Plus je vieillis, moins je pleure
PLUS JE VIEILLIS, MOINS JE PLEURE
8 h 05 au café du village
Serait-ce mon cœur qui s’endurcit? Je ne me souviens plus de la dernière fois où j’ai pleuré. Sécheresse oculaire, sécheresse de la peau, sécheresse de la bouche et sécheresse de la vieillesse envahissante. Dieu merci, mon encre coule encore. Et comme le faisait ma mère, j’ai longtemps ramassé les larmes des nuages pour laver ma chevelure.
Toute petite, je braillais pour des riens. Je m’en souviens encore. Lorsque frérot froissait mon dessin, prenait mon efface ou mordillait mes crayons de couleur. Lorsqu’il mettait des fraises dans mon seau sans les équeuter ou qu’il cachait ses billes pour m’empêcher de jouer. Dans mon souvenir, mon frère était une espèce de « Denis la petite peste » avant son temps.
Maman pleurait en cachette ou sur l’épaule de la voisine Berthelot lorsque le mari partait travailler. À cette époque, le malheur ressemblait à un mille-pattes olympien capable de grimper partout.
Lorsque papa revenait le vendredi soir et qu’il s’ouvrait une bière en écoutant Mario Lanza, notre petit salon s’emplissait de tristesse. Il m’arrivait souvent de vouloir sécher ses larmes dégoulinantes sur ses grosses joues, mais je me retenais.

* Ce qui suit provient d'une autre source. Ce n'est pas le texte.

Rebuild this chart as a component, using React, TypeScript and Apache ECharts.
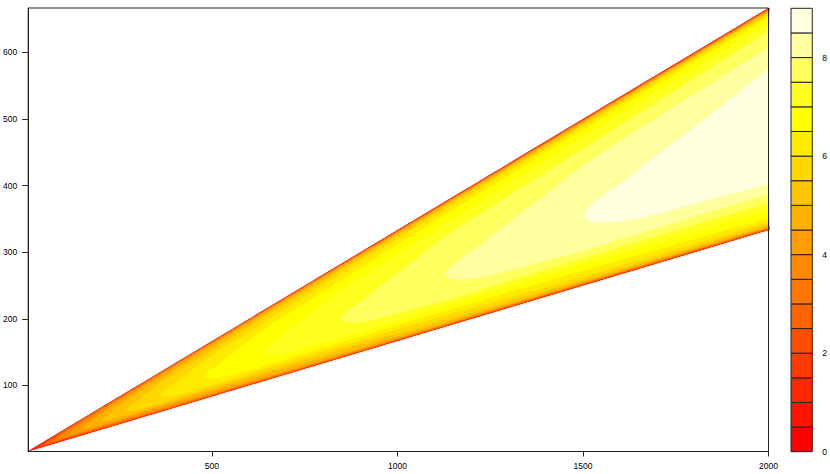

Jamais nos petits corps n’approchaient la chaleur de nos parents, jamais de câlins, jamais de mots doux et jamais de récompenses qui auraient pu nous faire croire que nous étions de gentils enfants.
Je suppose que c’est l’eau de la mer qui absorbait nos chagrins et nous avons grandi comme des herbes sauvages sur le bord des routes, sans tendresse ni solide guidance. L’amour manquant entre nos deux parents était comme un fantôme toujours éveillé. La nuit, bien souvent, je les entendais argumenter : ma mère grognait et mon père pleurnichait. Qu’aurais-je pu faire d’autre à cette époque que de croire à la marâtre de vie gouvernant nos existences? Je n’avais rien appris des choses de la vie qu’une jeune fille devrait savoir lorsqu’elle grandit.
J’ai pleuré comme une madeleine pendant chacune de mes années de mariage : lorsque la belle-mère critiquait ma façon de cuisiner, que les belles-sœurs placotaient dans mon dos, chaque fois que l’époux m’empêchait de voir mes parents et presque tous les soirs alors que les enfants dormaient. Mes yeux coulaient en permanence quand je me retrouvais seule, à l’abri des regards. Puis, je me suis enfuie et ce fut comme si, tout d’un coup, le ciel avait asséché tous ses nuages. Sur la terre ferme, je me suis rebâtie. Jour après jour, j’ai commencé à croire aux miracles, aux anges, aux bonnes fées et à la main tendue d’un grand manitou qui ne fait qu’aimer les humains.
Mon actuel bonheur consiste à endimancher l’ordinaire de chaque journée. Sourire, tendre la main, reconnaître, donner, prier, aimer et écrire. Écrire pour alimenter mes lignes, abreuver les cœurs esseulés et ennoblir mon âme.
J’écris un peu partout, mais je préfère dans un café, entourée d’humains. J’entends la musique de leur bienfaisant ronron et je reçois des dizaines de jolis bonjours. On pourrait penser que l’activité du lieu me dérange, mais c’est tout le contraire. Je souris en permanence.
Peut-être cela me vient-il de mes nombreuses années en restauration. Tantôt cuisinière et tantôt patronne, j’adorais être entourée de tous ces gentils clients. Aujourd’hui, j’écris. Je compose des lettres délicieuses avec la même ardeur de jadis, lorsque je voulais faire plaisir à mon monde.
J’aime encore, chers lecteurs, vous servir votre premier café du dimanche et vous surprendre avec une histoire abracadabrante. J’aime surtout raconter tout ce qu’il y a à dire sur cette glorieuse banalité du quotidien. C’est d’ailleurs mon thème favori.
Plus je vieillis et moins je pleure. J’apprends à dédramatiser ma vie et même les petites contrariétés du quotidien. J’égare des objets, mes clés aux deux jours, mes lunettes de soleil, mon petit portefeuille de cartes, ma liste d’épicerie et patati et patata. Je m’arrange pour contrecarrer mes oublis.
Je bouge plus lentement qu’avant; je réfléchis avant d’agir; avant de sortir de la maison, avant de quitter le café où j’écris, ou le bureau de l’entreprise où je vais deux jours par semaine.
Aurais-je oublié quelque chose? Où est mon cellulaire? Cet appareil électronique de télécommunication m’est totalement indispensable. Si je l’égare, je vais pleurer.